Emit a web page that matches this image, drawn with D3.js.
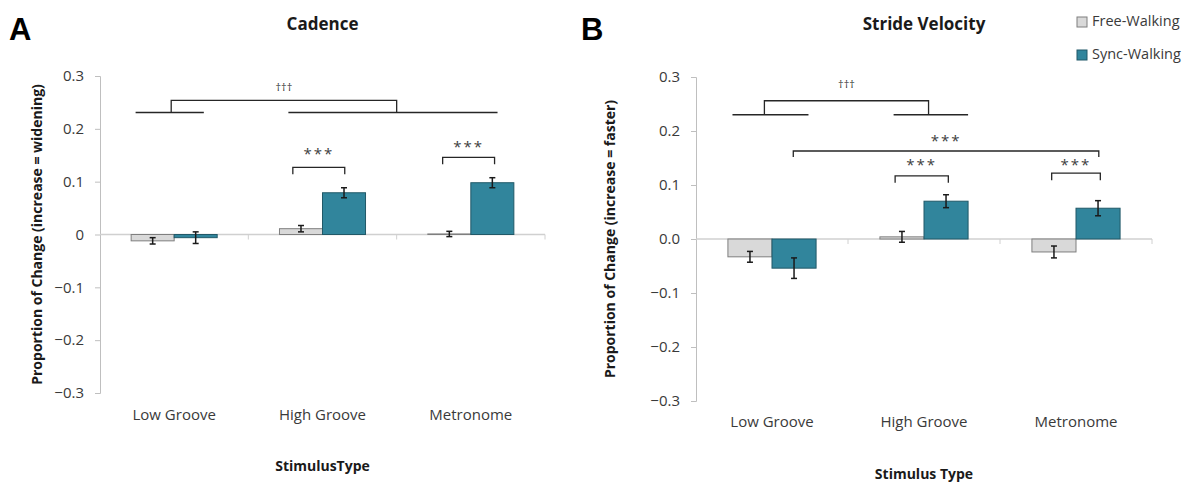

* * *

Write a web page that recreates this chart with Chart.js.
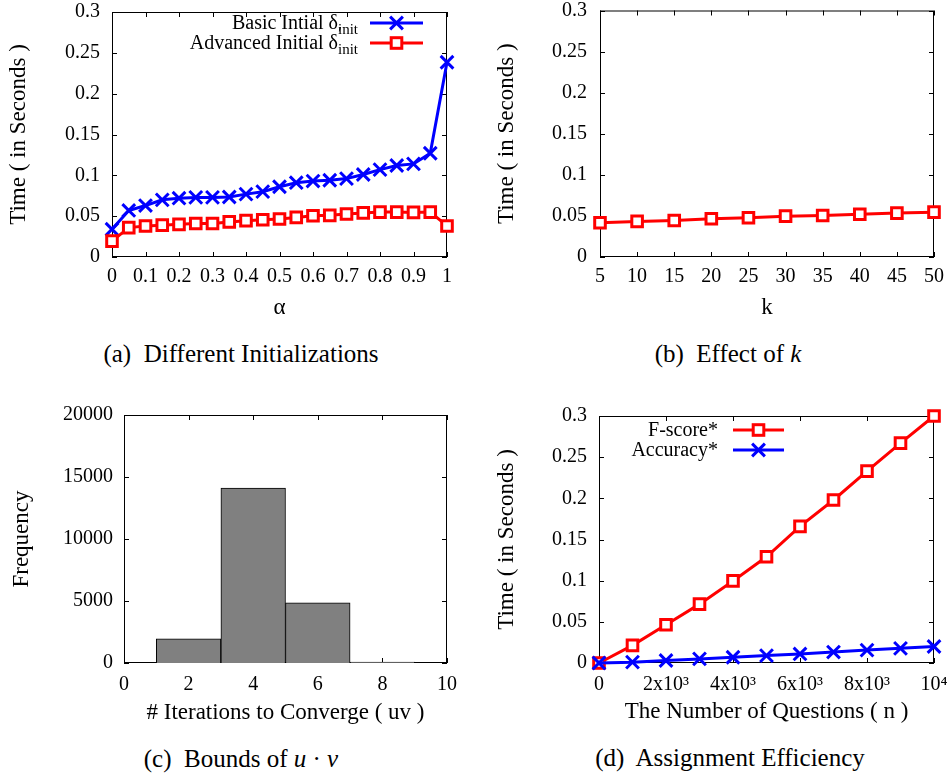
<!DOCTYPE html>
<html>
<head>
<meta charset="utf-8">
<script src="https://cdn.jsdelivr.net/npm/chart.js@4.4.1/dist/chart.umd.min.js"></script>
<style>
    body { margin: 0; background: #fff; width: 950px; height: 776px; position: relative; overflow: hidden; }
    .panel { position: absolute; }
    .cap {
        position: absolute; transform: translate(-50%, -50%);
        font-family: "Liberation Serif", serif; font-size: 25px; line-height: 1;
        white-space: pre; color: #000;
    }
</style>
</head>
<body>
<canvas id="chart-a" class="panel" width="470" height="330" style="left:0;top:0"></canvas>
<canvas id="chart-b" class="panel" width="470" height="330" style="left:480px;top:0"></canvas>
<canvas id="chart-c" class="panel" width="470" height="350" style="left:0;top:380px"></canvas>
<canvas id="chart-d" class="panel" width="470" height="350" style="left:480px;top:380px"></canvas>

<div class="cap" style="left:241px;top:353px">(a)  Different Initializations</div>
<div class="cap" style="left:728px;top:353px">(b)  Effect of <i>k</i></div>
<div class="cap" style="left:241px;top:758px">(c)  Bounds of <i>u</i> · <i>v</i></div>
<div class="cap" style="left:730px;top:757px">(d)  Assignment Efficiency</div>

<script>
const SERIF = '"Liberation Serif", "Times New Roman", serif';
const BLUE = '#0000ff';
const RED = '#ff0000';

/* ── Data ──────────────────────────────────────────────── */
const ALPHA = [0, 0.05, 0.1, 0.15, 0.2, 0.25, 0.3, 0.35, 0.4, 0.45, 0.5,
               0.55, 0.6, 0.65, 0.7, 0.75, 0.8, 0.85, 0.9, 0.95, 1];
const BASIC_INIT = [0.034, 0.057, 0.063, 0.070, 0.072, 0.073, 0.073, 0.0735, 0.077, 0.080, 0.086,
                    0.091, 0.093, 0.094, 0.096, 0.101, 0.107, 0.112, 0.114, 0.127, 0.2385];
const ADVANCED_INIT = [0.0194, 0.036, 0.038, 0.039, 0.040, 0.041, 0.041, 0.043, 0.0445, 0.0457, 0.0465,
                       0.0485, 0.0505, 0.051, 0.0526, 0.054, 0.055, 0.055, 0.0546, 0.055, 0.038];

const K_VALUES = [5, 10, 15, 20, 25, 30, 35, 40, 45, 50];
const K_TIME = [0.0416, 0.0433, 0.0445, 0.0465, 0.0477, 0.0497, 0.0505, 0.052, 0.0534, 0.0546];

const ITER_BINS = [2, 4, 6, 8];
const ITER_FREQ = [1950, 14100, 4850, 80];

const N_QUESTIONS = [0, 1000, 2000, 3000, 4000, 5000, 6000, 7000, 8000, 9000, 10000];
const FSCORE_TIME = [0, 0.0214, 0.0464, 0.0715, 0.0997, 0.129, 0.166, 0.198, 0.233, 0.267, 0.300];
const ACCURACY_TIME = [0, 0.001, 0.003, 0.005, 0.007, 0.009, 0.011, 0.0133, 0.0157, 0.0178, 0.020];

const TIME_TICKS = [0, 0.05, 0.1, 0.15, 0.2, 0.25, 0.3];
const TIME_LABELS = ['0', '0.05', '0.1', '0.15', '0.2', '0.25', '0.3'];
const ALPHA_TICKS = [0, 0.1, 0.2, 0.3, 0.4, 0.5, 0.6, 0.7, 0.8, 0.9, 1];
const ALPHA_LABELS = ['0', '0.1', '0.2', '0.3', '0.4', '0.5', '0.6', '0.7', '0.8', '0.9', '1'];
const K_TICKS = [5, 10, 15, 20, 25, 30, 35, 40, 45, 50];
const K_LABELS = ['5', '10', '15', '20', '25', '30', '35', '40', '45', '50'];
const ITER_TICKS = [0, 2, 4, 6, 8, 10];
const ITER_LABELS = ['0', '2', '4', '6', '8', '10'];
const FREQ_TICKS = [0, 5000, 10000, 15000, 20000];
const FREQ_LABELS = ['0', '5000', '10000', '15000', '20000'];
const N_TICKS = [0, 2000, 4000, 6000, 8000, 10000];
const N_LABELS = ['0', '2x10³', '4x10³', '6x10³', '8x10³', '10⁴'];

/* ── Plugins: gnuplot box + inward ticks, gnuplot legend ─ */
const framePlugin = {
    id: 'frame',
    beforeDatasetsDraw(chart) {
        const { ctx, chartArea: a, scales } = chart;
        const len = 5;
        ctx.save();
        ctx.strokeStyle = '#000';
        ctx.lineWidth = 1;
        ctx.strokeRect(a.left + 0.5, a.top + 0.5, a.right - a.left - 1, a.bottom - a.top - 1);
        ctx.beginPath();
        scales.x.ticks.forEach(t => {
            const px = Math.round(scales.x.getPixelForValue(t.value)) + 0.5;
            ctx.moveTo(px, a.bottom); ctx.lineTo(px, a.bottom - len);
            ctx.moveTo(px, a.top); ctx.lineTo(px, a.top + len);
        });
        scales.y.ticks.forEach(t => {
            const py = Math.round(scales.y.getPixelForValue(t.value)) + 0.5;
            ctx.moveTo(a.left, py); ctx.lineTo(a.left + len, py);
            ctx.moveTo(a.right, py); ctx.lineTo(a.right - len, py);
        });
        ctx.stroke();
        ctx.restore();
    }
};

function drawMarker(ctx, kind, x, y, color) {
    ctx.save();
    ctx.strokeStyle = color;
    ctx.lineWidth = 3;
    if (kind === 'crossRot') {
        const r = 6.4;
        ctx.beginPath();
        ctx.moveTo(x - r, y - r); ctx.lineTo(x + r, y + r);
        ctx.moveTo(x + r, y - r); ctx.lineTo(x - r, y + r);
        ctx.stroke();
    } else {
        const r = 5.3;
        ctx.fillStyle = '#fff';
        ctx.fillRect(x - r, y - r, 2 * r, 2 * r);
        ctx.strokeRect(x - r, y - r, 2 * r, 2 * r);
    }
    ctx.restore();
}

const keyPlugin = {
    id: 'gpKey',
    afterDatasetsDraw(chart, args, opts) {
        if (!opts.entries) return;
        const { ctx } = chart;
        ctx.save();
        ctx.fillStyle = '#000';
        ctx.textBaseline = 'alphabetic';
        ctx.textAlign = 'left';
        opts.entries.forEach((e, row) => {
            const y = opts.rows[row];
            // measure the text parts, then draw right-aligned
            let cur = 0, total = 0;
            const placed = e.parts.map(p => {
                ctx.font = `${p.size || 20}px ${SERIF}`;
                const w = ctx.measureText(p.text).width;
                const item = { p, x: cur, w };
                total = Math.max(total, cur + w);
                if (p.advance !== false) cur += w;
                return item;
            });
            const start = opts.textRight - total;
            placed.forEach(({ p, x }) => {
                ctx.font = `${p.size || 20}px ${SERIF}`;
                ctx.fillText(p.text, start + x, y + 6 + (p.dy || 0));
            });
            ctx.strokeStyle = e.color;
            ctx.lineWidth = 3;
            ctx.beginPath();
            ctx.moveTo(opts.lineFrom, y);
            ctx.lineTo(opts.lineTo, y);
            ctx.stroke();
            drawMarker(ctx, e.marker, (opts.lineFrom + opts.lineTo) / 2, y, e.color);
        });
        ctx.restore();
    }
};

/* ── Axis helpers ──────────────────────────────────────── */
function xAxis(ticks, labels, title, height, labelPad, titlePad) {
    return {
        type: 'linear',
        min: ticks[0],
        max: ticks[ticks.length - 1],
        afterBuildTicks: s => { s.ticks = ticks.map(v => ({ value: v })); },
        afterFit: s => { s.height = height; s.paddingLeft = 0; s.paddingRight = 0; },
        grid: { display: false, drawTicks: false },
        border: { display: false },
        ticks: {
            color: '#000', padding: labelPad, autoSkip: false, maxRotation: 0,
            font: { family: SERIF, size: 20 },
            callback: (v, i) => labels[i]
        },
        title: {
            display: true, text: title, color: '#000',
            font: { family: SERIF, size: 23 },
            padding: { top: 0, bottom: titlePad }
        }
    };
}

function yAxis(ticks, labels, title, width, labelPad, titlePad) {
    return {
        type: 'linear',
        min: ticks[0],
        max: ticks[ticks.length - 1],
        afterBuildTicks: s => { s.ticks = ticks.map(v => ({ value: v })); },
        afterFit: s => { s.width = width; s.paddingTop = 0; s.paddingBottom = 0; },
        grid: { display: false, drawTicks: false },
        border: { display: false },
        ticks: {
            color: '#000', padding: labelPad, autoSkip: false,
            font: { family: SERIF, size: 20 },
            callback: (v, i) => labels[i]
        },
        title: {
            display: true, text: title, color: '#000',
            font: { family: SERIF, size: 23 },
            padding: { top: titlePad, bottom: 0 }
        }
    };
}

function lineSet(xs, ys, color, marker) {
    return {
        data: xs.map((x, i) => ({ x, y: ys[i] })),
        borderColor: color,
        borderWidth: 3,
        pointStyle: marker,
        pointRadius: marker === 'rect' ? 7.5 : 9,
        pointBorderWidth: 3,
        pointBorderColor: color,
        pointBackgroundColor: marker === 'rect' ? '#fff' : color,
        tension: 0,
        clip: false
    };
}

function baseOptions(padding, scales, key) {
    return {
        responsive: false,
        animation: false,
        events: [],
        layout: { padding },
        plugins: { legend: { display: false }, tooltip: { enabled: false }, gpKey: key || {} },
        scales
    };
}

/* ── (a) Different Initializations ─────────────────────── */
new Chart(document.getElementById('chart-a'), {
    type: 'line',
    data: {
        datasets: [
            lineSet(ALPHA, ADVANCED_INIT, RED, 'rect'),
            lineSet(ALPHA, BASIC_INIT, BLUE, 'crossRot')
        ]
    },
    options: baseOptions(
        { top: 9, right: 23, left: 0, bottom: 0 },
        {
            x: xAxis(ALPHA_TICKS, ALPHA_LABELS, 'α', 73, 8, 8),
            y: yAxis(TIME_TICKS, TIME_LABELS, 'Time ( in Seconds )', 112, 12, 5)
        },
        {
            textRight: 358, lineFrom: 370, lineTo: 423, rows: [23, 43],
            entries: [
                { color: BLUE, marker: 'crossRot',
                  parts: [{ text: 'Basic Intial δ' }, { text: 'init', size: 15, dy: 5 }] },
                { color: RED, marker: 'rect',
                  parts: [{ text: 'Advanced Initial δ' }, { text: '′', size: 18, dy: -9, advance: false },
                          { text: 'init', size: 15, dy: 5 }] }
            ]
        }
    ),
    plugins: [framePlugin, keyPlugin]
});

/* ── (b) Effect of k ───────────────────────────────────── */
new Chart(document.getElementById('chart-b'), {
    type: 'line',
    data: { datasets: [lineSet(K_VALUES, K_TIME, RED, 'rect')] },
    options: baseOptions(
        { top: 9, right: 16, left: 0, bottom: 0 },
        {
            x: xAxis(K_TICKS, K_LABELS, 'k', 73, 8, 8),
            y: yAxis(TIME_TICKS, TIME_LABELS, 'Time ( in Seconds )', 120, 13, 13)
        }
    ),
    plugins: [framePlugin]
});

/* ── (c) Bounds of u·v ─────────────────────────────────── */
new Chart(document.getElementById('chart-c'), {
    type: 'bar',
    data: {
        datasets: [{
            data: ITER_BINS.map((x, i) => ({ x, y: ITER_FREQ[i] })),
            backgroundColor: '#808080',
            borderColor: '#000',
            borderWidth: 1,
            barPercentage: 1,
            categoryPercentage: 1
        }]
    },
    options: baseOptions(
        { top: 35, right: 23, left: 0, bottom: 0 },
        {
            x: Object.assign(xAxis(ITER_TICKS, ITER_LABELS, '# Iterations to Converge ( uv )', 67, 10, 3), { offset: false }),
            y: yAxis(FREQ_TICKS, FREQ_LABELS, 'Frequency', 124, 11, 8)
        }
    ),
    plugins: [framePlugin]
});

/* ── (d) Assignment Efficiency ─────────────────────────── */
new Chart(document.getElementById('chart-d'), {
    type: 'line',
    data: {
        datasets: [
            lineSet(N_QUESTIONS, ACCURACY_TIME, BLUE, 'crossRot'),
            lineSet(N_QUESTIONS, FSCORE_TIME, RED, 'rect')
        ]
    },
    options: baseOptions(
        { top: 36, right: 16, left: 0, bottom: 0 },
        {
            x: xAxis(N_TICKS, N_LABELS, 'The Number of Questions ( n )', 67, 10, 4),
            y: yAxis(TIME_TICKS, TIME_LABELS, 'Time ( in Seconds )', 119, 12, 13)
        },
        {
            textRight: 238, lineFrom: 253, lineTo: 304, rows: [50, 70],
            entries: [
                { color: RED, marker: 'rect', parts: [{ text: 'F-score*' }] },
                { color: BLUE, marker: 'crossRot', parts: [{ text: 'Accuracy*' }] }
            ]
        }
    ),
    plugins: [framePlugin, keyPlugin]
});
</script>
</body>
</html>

...

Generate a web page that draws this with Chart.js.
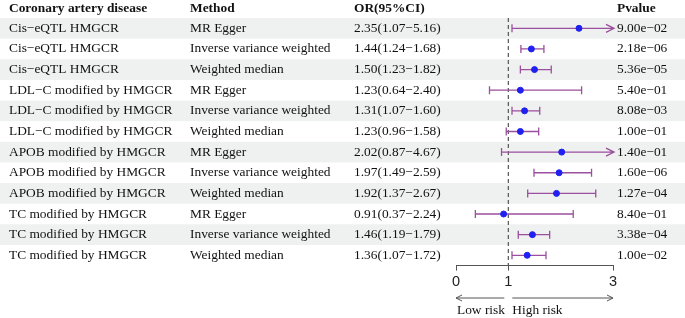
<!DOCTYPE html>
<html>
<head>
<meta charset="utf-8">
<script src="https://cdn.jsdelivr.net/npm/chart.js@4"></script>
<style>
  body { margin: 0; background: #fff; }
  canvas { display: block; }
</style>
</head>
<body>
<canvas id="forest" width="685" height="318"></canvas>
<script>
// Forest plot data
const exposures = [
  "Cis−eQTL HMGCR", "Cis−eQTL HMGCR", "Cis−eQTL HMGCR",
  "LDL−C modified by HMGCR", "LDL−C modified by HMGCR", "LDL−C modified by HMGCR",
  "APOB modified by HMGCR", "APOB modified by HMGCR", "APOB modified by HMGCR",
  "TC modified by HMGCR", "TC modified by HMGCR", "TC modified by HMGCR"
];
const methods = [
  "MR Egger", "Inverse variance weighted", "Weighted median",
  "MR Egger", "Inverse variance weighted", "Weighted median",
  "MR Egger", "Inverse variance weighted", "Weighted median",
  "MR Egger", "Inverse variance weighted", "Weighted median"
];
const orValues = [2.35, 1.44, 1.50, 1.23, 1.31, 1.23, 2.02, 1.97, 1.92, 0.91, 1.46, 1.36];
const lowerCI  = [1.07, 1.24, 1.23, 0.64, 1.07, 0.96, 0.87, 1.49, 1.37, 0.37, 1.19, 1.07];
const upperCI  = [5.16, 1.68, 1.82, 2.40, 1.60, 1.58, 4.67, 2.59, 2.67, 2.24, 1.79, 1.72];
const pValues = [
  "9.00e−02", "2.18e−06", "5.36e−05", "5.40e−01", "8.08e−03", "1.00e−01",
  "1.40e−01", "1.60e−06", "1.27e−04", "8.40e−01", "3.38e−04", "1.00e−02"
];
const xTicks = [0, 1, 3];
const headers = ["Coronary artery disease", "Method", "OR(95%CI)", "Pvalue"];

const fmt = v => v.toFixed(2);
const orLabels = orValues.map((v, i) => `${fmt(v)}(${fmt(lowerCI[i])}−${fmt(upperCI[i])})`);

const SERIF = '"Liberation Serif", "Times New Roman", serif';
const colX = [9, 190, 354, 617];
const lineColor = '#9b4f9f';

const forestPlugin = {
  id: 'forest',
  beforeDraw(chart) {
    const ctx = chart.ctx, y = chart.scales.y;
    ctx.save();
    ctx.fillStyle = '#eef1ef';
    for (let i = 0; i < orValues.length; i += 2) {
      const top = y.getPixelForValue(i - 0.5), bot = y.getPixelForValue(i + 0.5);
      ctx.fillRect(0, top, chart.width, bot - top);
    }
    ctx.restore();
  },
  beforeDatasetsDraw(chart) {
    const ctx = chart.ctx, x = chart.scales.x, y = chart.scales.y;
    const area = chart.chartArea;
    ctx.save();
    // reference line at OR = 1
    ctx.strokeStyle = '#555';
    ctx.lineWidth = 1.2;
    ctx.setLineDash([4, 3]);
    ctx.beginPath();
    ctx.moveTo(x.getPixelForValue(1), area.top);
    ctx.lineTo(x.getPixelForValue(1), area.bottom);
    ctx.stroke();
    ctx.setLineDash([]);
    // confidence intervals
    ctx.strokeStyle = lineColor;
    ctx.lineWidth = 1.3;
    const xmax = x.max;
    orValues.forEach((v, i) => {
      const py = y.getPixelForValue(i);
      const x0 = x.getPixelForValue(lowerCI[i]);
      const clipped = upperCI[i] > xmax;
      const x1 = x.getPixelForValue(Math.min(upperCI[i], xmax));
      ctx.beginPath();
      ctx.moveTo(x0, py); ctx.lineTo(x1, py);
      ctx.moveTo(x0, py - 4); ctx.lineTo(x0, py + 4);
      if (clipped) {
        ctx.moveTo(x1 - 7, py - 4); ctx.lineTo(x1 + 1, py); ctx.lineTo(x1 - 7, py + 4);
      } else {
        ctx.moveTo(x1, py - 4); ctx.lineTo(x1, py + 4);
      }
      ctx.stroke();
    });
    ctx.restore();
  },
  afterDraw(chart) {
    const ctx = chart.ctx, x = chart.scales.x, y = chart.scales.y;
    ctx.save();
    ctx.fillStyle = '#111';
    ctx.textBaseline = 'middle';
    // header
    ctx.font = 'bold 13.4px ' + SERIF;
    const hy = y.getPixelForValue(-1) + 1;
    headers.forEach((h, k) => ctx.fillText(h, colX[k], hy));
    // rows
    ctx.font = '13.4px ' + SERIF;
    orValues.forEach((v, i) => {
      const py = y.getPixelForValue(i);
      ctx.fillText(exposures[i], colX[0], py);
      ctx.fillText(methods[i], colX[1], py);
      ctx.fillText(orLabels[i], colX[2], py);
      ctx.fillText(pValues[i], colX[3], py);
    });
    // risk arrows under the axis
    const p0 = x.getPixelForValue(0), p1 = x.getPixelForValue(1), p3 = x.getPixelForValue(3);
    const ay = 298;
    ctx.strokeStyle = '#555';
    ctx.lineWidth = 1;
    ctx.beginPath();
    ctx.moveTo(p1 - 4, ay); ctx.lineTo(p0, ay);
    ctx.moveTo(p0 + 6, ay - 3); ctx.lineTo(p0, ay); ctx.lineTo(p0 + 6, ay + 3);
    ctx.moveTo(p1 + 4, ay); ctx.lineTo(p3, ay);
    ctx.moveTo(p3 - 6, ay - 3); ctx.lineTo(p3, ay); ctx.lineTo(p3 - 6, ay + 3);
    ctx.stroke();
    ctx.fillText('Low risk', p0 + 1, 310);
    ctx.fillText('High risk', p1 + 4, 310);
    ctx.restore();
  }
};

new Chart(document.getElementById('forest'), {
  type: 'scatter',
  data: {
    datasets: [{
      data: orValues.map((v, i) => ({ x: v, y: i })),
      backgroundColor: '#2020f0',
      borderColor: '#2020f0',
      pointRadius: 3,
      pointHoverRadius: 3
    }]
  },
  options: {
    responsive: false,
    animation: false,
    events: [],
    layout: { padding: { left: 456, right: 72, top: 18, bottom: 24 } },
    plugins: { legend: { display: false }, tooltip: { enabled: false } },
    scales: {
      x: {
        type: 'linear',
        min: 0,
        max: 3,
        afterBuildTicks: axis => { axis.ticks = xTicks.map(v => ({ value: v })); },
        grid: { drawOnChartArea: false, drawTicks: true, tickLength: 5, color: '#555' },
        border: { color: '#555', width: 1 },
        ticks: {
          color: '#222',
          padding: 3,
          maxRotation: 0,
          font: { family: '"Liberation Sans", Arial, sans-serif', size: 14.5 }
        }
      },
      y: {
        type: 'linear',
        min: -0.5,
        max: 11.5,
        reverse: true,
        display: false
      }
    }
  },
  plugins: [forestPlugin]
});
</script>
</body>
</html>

YOUR INSTRUCTIONS
How many of the lines above include the word "this"? Respond with the number alone.

COMPLETE RESPONSE
3